Transgender children are unlikely to “detransition” (or start identifying with their birth sex) five years after their social transition. This is according to a study – “Gender Identity 5 Years After Social Transition” by Kristina R. Olson, PhD; Lily Durwood, MS; Rachel Horton, BS; Natalie M. Gallagher, PhD; Aaron Devor, PhD – that appeared in the journal Pediatrics.
The study actually comes from a larger project called the Trans Youth Project, started in 2013 by Princeton University researchers who tracked 317 kids between ages 3 and 12 who socially transitioned.
Generally speaking, social transitions may include wearing different clothing and using a different name and pronouns.

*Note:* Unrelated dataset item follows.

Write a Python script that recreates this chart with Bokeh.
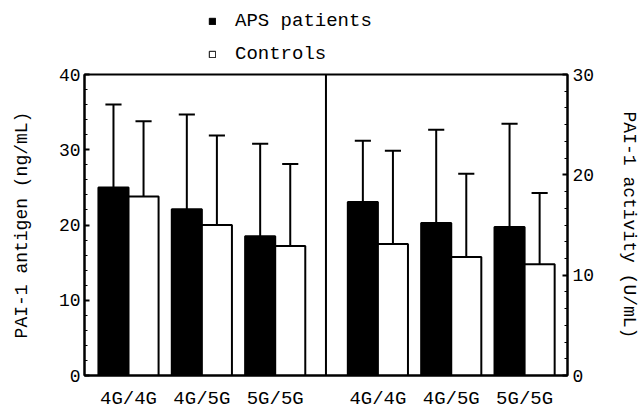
from bokeh.plotting import figure
from bokeh.layouts import column
from bokeh.models import (Range1d, LinearAxis, SingleIntervalTicker, FixedTicker,
                          Span, Legend, LegendItem)
from bokeh.embed import file_html
from bokeh.resources import INLINE

# ---- data ----
genotypes = ["4G/4G", "4G/5G", "5G/5G"]
antigen_aps = [25.0, 22.1, 18.5]        # ng/mL
antigen_aps_sd = [11.0, 12.6, 12.3]
antigen_ctrl = [23.8, 20.0, 17.2]
antigen_ctrl_sd = [10.0, 11.9, 10.9]
activity_aps = [17.3, 15.2, 14.8]       # U/mL
activity_aps_sd = [6.1, 9.3, 10.3]
activity_ctrl = [13.1, 11.8, 11.1]
activity_ctrl_sd = [9.3, 8.3, 7.1]
series_names = ["APS patients", "Controls"]
left_ticks = [0, 10, 20, 30, 40]
right_ticks = [0, 10, 20, 30]

# ---- layout constants ----
FONT = "Liberation Mono"
FS = "18px"
FS_X = "19px"
W = 642
LEG_H = 66
MAIN_H = 346
left_pos = [0.6, 1.6, 2.6]
right_pos = [4.0, 5.0, 6.0]
divider = 3.292
BW = 0.41
CAP = 0.11

# ---------------- legend strip (top) ----------------
# the strip's ranges lie far from the data, so its bars stay out of view:
# they only provide the legend swatches
top = figure(width=W, height=LEG_H, output_backend="svg", toolbar_location=None,
             x_range=Range1d(1000, 1001), y_range=Range1d(1000, 1001),
             min_border=0, outline_line_color=None)
top.axis.visible = False
top.grid.visible = False
top.border_fill_color = "white"
lr_aps = top.vbar(x=left_pos, top=antigen_aps, bottom=0, width=BW,
                  fill_color="black", line_color="black", line_width=1)
lr_ctrl = top.vbar(x=left_pos, top=antigen_ctrl, bottom=0, width=BW,
                   fill_color="white", line_color="black", line_width=1)
legend = Legend(items=[LegendItem(label=series_names[0], renderers=[lr_aps]),
                       LegendItem(label=series_names[1], renderers=[lr_ctrl])],
                location=(124, 1), orientation="vertical",
                border_line_color=None, background_fill_alpha=0,
                label_text_font=FONT, label_text_font_size=FS_X,
                label_text_color="black",
                glyph_width=8, glyph_height=8, label_standoff=19,
                label_height=22, spacing=11, padding=0, margin=0)
top.add_layout(legend)

# ---------------- main chart ----------------
p = figure(width=W, height=MAIN_H, output_backend="svg", toolbar_location=None,
           x_range=Range1d(0, 6.585), y_range=Range1d(left_ticks[0], left_ticks[-1]),
           min_border_left=84, min_border_right=74, min_border_top=8, min_border_bottom=34)
p.extra_y_ranges = {"act": Range1d(right_ticks[0], right_ticks[-1])}
p.xgrid.visible = False
p.ygrid.visible = False
p.outline_line_color = "black"
p.outline_line_width = 2
p.background_fill_color = "white"
p.border_fill_color = "white"


def bars(pos, vals, sds, offset, color, rng="default"):
    xs = [c + offset for c in pos]
    r = p.vbar(x=xs, top=vals, bottom=0, width=BW, fill_color=color,
               line_color="black", line_width=2, y_range_name=rng)
    tops = [v + s for v, s in zip(vals, sds)]
    p.segment(x0=xs, y0=vals, x1=xs, y1=tops, line_color="black", line_width=2,
              y_range_name=rng)
    p.segment(x0=[x - CAP for x in xs], y0=tops, x1=[x + CAP for x in xs], y1=tops,
              line_color="black", line_width=2, y_range_name=rng)
    return r


bars(left_pos, antigen_aps, antigen_aps_sd, -BW / 2, "black")
bars(left_pos, antigen_ctrl, antigen_ctrl_sd, BW / 2, "white")
bars(right_pos, activity_aps, activity_aps_sd, -BW / 2, "black", "act")
bars(right_pos, activity_ctrl, activity_ctrl_sd, BW / 2, "white", "act")

p.add_layout(Span(location=divider, dimension="height", line_color="black", line_width=2))


def style_axis(ax):
    ax.axis_line_width = 2
    ax.axis_line_color = "black"
    ax.major_tick_line_width = 2
    ax.minor_tick_line_width = 1
    ax.major_tick_out = 0
    ax.minor_tick_out = 0
    ax.major_label_text_font = FONT
    ax.major_label_text_font_size = FS
    ax.major_label_text_color = "black"
    ax.axis_label_text_font = FONT
    ax.axis_label_text_font_size = FS
    ax.axis_label_text_font_style = "normal"
    ax.axis_label_text_color = "black"


ya = p.yaxis[0]
ya.ticker = SingleIntervalTicker(interval=10, num_minor_ticks=5)
ya.axis_label = "PAI-1 antigen (ng/mL)"
style_axis(ya)
ya.major_tick_in = 5
ya.minor_tick_in = 3
ya.major_label_standoff = 4
ya.axis_label_standoff = 24

ra = LinearAxis(y_range_name="act", ticker=SingleIntervalTicker(interval=10, num_minor_ticks=6),
                axis_label="PAI-1 activity (U/mL)")
style_axis(ra)
ra.major_tick_in = 5
ra.minor_tick_in = 3
ra.major_label_standoff = 5
ra.axis_label_standoff = 22
p.add_layout(ra, "right")

xa = p.xaxis[0]
xa.ticker = FixedTicker(ticks=left_pos + right_pos)
xa.major_label_overrides = {t: g for t, g in zip(left_pos + right_pos, genotypes + genotypes)}
style_axis(xa)
xa.major_label_text_font_size = FS_X
xa.major_tick_in = 0
xa.minor_tick_line_color = None
xa.major_tick_line_color = None
xa.major_label_standoff = 12

layout = column(top, p, spacing=0)
open("out.html", "w").write(file_html(layout, INLINE))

For this study, though, a “complete social transition” was defined as changing one’s pronouns “to the binary gender pronouns that differed from those used at their births.”
The study’s results included:
- five years after their initial social transition, 94% of the study participants were living as either trans girls or trans boys; and
- the remaining youth who “retransitioned/detransitioned” no longer identified as binary transgender; of that group, only 2.5% came to identify with their birth sex.

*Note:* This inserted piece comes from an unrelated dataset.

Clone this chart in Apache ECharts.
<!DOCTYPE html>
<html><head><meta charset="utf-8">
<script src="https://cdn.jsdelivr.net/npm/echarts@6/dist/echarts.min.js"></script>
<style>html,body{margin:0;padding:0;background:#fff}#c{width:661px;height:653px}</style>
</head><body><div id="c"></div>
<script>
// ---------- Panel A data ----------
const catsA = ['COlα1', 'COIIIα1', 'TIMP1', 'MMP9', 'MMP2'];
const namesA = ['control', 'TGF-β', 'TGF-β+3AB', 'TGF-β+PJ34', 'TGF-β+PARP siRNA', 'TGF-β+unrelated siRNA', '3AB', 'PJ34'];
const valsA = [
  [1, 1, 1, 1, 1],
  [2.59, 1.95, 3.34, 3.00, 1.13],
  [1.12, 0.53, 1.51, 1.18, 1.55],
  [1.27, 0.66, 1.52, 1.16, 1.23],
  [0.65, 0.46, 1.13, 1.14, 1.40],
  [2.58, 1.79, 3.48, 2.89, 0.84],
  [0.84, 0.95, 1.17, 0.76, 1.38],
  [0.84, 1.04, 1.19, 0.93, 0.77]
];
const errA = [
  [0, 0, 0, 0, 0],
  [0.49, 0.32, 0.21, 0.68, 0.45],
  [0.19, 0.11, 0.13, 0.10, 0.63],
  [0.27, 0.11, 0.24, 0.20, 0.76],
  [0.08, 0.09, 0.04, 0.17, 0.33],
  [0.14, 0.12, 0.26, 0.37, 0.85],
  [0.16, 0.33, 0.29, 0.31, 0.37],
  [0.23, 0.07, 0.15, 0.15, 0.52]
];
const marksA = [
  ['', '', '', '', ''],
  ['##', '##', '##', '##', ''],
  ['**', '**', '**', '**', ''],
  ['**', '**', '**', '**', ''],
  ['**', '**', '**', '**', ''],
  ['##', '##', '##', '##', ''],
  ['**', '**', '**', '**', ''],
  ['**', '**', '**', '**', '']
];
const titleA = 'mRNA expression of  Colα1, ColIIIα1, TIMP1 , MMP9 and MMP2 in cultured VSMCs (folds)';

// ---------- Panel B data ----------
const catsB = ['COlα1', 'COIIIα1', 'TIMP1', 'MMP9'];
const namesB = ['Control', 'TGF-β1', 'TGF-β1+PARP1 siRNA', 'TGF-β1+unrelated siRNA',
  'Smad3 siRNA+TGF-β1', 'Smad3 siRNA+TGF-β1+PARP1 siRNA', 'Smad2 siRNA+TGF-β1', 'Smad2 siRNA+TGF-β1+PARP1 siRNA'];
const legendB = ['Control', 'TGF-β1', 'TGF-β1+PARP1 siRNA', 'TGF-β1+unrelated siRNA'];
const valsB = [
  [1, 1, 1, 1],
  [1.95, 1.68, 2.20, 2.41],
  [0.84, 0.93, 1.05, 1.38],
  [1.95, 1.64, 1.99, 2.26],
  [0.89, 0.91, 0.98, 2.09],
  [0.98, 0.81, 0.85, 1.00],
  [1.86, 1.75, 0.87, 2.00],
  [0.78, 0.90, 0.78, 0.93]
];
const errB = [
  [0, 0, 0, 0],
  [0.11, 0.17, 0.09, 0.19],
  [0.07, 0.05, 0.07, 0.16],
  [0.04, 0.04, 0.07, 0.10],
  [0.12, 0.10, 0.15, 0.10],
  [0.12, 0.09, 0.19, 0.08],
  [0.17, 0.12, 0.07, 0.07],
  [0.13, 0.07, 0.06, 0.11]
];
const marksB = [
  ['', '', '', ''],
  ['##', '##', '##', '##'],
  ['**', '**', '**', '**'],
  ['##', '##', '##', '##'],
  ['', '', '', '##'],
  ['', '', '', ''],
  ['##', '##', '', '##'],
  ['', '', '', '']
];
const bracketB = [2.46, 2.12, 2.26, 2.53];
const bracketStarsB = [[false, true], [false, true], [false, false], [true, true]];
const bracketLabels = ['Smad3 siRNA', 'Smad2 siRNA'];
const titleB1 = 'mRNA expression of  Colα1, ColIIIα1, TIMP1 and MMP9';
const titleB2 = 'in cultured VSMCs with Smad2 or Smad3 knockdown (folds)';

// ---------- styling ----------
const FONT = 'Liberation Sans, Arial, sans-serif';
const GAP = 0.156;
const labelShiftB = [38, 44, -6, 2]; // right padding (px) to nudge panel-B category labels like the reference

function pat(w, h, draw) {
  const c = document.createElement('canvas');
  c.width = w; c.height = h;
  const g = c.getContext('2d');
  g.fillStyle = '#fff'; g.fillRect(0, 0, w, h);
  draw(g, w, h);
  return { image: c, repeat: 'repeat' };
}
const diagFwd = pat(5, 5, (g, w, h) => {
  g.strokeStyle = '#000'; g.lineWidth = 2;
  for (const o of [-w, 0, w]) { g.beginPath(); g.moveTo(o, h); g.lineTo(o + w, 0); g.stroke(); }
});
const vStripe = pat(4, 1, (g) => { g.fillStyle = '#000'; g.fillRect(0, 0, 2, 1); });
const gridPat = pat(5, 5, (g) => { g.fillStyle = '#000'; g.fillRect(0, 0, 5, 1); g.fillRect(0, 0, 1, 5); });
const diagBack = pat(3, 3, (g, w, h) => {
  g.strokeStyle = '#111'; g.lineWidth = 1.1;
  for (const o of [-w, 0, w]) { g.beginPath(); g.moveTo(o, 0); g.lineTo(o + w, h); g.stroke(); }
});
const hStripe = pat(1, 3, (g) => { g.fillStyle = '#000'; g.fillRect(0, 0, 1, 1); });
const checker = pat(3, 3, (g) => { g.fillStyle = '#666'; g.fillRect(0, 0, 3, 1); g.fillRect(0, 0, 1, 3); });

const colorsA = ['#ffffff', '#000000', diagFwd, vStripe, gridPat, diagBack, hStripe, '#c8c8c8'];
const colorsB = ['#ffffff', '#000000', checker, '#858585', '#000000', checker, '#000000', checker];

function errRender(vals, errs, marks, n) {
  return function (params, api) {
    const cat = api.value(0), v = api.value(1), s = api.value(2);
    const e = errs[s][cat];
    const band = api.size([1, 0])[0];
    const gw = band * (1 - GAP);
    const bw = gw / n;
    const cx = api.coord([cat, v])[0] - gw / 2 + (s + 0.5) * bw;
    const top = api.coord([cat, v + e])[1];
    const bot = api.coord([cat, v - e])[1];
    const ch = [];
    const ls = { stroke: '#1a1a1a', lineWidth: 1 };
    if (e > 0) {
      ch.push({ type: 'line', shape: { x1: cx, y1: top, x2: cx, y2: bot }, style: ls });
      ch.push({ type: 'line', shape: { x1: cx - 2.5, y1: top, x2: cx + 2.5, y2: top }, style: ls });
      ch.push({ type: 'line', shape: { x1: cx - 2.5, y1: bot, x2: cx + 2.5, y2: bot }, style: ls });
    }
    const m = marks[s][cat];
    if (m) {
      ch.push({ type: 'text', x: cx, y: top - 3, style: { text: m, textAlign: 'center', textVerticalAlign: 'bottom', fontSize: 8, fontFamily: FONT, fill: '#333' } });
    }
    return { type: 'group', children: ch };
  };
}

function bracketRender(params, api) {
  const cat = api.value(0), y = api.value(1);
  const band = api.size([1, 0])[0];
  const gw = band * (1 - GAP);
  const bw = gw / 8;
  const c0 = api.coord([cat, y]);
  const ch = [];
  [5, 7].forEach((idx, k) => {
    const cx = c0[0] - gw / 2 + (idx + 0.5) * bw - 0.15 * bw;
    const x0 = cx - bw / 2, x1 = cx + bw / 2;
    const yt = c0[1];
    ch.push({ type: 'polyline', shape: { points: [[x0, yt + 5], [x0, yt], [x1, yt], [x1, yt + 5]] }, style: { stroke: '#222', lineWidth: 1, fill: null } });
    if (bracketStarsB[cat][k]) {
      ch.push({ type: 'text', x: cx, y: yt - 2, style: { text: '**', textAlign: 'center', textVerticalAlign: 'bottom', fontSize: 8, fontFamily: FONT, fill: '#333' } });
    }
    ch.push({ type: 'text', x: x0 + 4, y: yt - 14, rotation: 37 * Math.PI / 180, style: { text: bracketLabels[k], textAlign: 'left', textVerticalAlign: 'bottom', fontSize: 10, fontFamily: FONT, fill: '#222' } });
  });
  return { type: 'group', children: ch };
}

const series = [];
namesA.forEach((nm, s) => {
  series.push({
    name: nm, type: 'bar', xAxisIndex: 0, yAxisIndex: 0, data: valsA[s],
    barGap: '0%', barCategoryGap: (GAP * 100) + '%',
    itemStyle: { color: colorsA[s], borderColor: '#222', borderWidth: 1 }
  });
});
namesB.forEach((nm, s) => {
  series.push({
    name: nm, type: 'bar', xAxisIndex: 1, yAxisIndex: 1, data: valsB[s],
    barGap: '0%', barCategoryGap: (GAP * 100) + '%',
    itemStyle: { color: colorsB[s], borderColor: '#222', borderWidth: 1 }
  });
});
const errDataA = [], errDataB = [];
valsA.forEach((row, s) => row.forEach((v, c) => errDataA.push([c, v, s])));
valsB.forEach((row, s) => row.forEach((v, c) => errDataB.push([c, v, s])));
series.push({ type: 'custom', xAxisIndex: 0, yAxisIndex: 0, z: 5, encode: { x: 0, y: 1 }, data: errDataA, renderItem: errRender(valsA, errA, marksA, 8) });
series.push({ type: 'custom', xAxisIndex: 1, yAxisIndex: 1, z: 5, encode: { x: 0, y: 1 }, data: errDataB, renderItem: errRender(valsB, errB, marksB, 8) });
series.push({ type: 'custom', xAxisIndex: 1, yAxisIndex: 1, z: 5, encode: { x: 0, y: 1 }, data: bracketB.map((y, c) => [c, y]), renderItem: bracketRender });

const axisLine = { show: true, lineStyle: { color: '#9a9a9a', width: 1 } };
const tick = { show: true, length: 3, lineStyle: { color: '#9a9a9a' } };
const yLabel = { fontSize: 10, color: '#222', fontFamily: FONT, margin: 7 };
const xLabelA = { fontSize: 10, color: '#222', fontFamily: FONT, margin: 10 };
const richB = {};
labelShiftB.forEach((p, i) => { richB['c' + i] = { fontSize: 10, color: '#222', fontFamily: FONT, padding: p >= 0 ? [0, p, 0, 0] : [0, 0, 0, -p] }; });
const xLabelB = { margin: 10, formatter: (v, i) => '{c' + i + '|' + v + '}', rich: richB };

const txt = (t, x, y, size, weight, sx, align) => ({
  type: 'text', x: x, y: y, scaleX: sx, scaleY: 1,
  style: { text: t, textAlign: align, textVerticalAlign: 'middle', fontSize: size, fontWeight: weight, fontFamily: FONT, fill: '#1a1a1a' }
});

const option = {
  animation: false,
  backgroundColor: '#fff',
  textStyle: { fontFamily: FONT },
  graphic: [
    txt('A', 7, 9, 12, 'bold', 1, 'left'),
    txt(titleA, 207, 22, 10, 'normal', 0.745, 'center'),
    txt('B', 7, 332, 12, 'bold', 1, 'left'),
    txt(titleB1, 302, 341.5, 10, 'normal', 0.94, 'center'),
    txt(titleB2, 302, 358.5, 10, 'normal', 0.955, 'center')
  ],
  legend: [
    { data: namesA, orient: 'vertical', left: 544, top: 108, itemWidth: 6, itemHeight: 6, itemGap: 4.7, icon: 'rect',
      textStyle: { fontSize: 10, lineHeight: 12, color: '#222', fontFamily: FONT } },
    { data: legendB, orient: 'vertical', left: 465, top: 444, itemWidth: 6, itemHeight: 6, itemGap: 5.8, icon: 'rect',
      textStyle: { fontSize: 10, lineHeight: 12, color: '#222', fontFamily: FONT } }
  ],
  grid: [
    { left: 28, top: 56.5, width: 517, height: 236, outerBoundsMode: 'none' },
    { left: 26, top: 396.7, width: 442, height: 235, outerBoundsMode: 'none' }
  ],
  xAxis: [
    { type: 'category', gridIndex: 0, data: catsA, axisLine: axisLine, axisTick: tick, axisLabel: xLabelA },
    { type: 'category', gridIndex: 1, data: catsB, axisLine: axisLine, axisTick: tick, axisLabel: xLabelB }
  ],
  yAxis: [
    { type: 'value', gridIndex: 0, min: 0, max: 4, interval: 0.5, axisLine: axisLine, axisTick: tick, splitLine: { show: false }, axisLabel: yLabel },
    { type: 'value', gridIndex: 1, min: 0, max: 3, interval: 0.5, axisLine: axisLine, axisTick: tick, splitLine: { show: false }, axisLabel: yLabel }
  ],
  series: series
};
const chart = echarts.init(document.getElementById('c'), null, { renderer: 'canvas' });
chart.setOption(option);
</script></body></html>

“These results suggest that retransitions are infrequent. More commonly, transgender youth who socially transitioned at early ages continued to identify that way,” the researchers stated.

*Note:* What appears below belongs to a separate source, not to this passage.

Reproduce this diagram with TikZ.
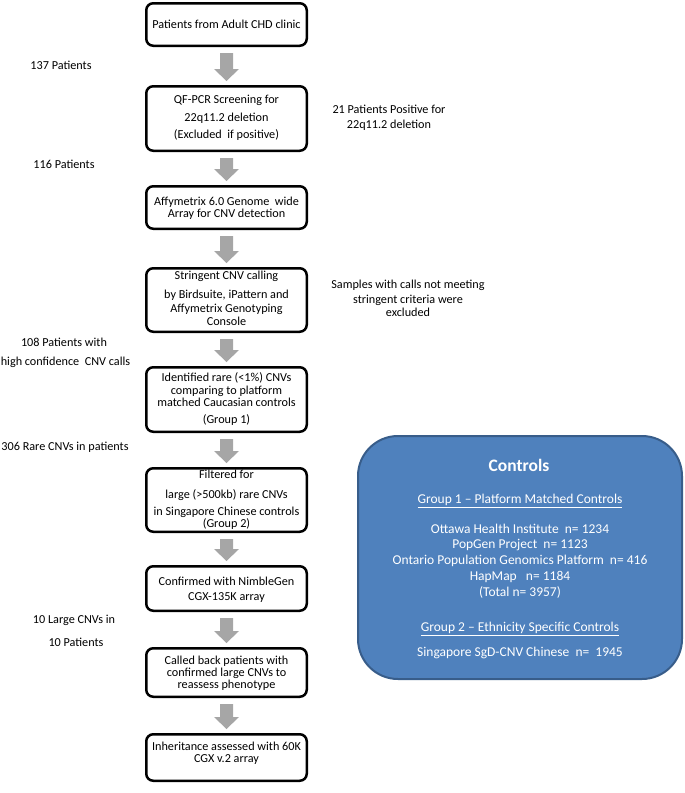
\documentclass[tikz,border=0pt]{standalone}
\usepackage{fontspec}
\setmainfont{Carlito}
\usetikzlibrary{calc}
\definecolor{agray}{HTML}{A6A6A6}
\definecolor{cfill}{HTML}{4F81BD}
\definecolor{cdraw}{HTML}{385D8A}
\newcommand\flowarrow[2]{%
  \fill[agray] ($(#1.south)+(-6.5,6)$) -- ($(#1.south)+(6.5,6)$)
    -- ($(#2.north)+(6.5,-16)$) -- ($(#2.north)+(12.5,-16)$)
    -- ($(#2.north)+(0,-4)$) -- ($(#2.north)+(-12.5,-16)$)
    -- ($(#2.north)+(-6.5,-16)$) -- cycle;}
\begin{document}
\begin{tikzpicture}[x=1pt,y=-1pt,
  flowbox/.style={draw=black, line width=2.5pt, rounded corners=7pt,
    minimum width=160.5pt, inner sep=0pt, fill=white},
  txt/.style={font=\fontsize{12.2}{14}\selectfont, inner sep=0pt,
    text height=8.5pt, text depth=2.5pt},
  wtxt/.style={font=\fontsize{13.5}{16}\selectfont, inner sep=0pt,
    text height=9.5pt, text depth=3pt, text=white},
]
\useasboundingbox (0,0) rectangle (685,793);

% flow boxes
\node[flowbox, minimum height=42.5pt] (b1) at (226.5,24.5) {};
\node[flowbox, minimum height=64.5pt] (b2) at (226.5,118.5) {};
\node[flowbox, minimum height=42.5pt] (b3) at (226.5,207.5) {};
\node[flowbox, minimum height=63.5pt] (b4) at (226.5,300) {};
\node[flowbox, minimum height=64.5pt] (b5) at (226.5,399.5) {};
\node[flowbox, minimum height=63.5pt] (b6) at (226.5,500) {};
\node[flowbox, minimum height=44.5pt] (b7) at (226.5,588.5) {};
\node[flowbox, minimum height=48.5pt] (b8) at (226.5,672.5) {};
\node[flowbox, minimum height=46.5pt] (b9) at (226.5,757.5) {};

% box texts
\node[txt] (t11) at (226.5,25) {Patients from Adult CHD clinic};
\node[txt] (t21) at (226.5,100) {QF-PCR Screening for};
\node[txt] (t22) at (226.5,118) {22q11.2 deletion};
\node[txt] (t23) at (226.5,135) {(Excluded\ \ if positive)};
\node[txt] (t31) at (226.5,202) {Affymetrix 6.0 Genome\ \ wide};
\node[txt] (t32) at (226.5,214) {Array for CNV detection};
\node[txt] (t41) at (226.5,276) {Stringent CNV calling};
\node[txt] (t42) at (226.5,295) {by Birdsuite, iPattern and};
\node[txt] (t43) at (226.5,309) {Affymetrix Genotyping};
\node[txt] (t44) at (226.5,322) {Console};
\node[txt] (t51) at (226.5,378) {Identified rare (<1\%) CNVs};
\node[txt] (t52) at (226.5,391) {comparing to platform};
\node[txt] (t53) at (226.5,403) {matched Caucasian controls};
\node[txt] (t54) at (226.5,420) {(Group 1)};
\node[txt] (t61) at (226.5,475) {Filtered for};
\node[txt] (t62) at (226.5,495) {large (>500kb) rare CNVs};
\node[txt] (t63) at (226.5,512) {in Singapore Chinese controls};
\node[txt] (t64) at (226.5,524) {(Group 2)};
\node[txt] (t71) at (226.5,582) {Confirmed with NimbleGen};
\node[txt] (t72) at (226.5,597) {CGX-135K array};
\node[txt] (t81) at (226.5,661) {Called back patients with};
\node[txt] (t82) at (226.5,673) {confirmed large CNVs to};
\node[txt] (t83) at (226.5,685) {reassess phenotype};
\node[txt] (t91) at (226.5,747) {Inheritance assessed with 60K};
\node[txt] (t92) at (226.5,759) {CGX v.2 array};

% block arrows
\flowarrow{b1}{b2}
\flowarrow{b2}{b3}
\flowarrow{b3}{b4}
\flowarrow{b4}{b5}
\flowarrow{b5}{b6}
\flowarrow{b6}{b7}
\flowarrow{b7}{b8}
\flowarrow{b8}{b9}

% left labels
\node[txt] (l1) at (61,66) {137 Patients};
\node[txt] (l2) at (64,165) {116 Patients};
\node[txt] (l3a) at (64,343) {108 Patients with};
\node[txt] (l3b) at (65.5,362) {high confidence\ \ CNV calls};
\node[txt] (l4) at (65,447) {306 Rare CNVs in patients};
\node[txt] (l5a) at (74,620) {10 Large CNVs in};
\node[txt] (l5b) at (76,643) {10 Patients};

% right labels
\node[txt] (r1a) at (389,110) {21 Patients Positive for};
\node[txt] (r1b) at (389,125) {22q11.2 deletion};
\node[txt] (r2a) at (408,285) {Samples with calls not meeting};
\node[txt] (r2b) at (408,300) {stringent criteria were};
\node[txt] (r2c) at (408,313) {excluded};

% controls panel
\node[draw=cdraw, fill=cfill, line width=2pt, rounded corners=40pt,
  minimum width=324pt, minimum height=243pt, inner sep=0pt] (ctrl) at (520,557.5) {};
\node[wtxt, font=\fontsize{17.5}{20}\selectfont\bfseries, text height=12pt, text depth=3.5pt] (c0) at (519,467) {Controls};
\node[wtxt] (c1) at (520,500) {\underline{Group 1 – Platform Matched Controls}};
\node[wtxt] (c2) at (520,530) {Ottawa Health Institute\ \ n= 1234};
\node[wtxt] (c3) at (520,545) {PopGen Project\ \ n= 1123};
\node[wtxt] (c4) at (520,561) {Ontario Population Genomics Platform\ \ n= 416};
\node[wtxt] (c5) at (520,577) {HapMap\ \ \ n= 1184};
\node[wtxt] (c6) at (520,593) {(Total n= 3957)};
\node[wtxt] (c7) at (520,628) {\underline{Group 2 – Ethnicity Specific Controls}};
\node[wtxt] (c8) at (520,653) {Singapore SgD-CNV Chinese\ \ n=\ \ 1945};
\end{tikzpicture}
\end{document}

Nonetheless, they added that “understanding retransitions is crucial for clinicians and families to help make them as smooth as possible for youth.” This is also because “though we can never predict the exact gender trajectory of any child, these data suggest that many youth who identify as transgender early, and are supported through a social transition, will continue to identify as transgender. (But) parents and clinicians should be informed that not all youth will continue on the same trajectory.”